With an aim to reassure banks that long-term liquidity is available at a price that is reasonable given the state of the market and to further encourage banks to carry out maturity transformation comfortably and smoothly in order to increase credit flows to productive sectors, the RBI introduced long term repo operations (LTRO) in February 2020.
The LTRO is a framework that allows the central bank to lend money to banks for one to three years at the current repo rate in exchange for collateralized government assets with a similar or longer term.
This tool provides banks with liquidity for their one- to three-year requirements, in contrast to the RBI's present windows of liquidity adjustment facility (LAF) and marginal standing facility (MSF), which provide funds for their short-term needs of 1-28 days. LTRO operations are designed to stop the market's short-term interest rates from diverging significantly from the repo rate, which serves as the policy rate.
What are the main features of LTRO?
Banks would have to submit their requests at the current policy repo rate during the window timeframe for the amount requested under the LTRO. Bids that fall below or exceed the policy rate will be rejected. The minimum bid would be one crore rupees and multiples of that. No ceiling will be placed on the highest bid placed by any bidder.
The allocation will be made pro rata if there is an over-subscription of the announced amount. However, due to rounding issues, RBI reserves the right to inject a little amount greater than that which has been announced.
Since funds are given under LTRO at low interest rates, pressure may build on the total short-term interest rate to decrease. Similar to this, the short-term yield might decrease. Overall, the banking industry will under pressure to lower its lending rates.

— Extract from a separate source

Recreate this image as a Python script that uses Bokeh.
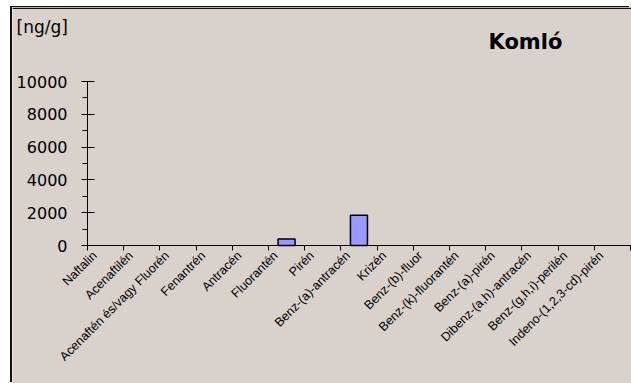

LTRO enables the RBI to ensure that banks' marginal cost of funds-based lending rates are lowered while policy rates are left unaltered. It also shows the market that RBI's monetary policy would use new methods in addition to changing repo rates and conducting open market operations to accomplish its objectives.
Analysts have termed LTRO a "masterstroke." In addition to decreasing rates at the short end of the sovereign curve, LTRO is anticipated to slash corporate bond yields, deposit rates, and lending rates. It is considered a step in the direction of credit transmission and shows the RBI's commitment to expansion.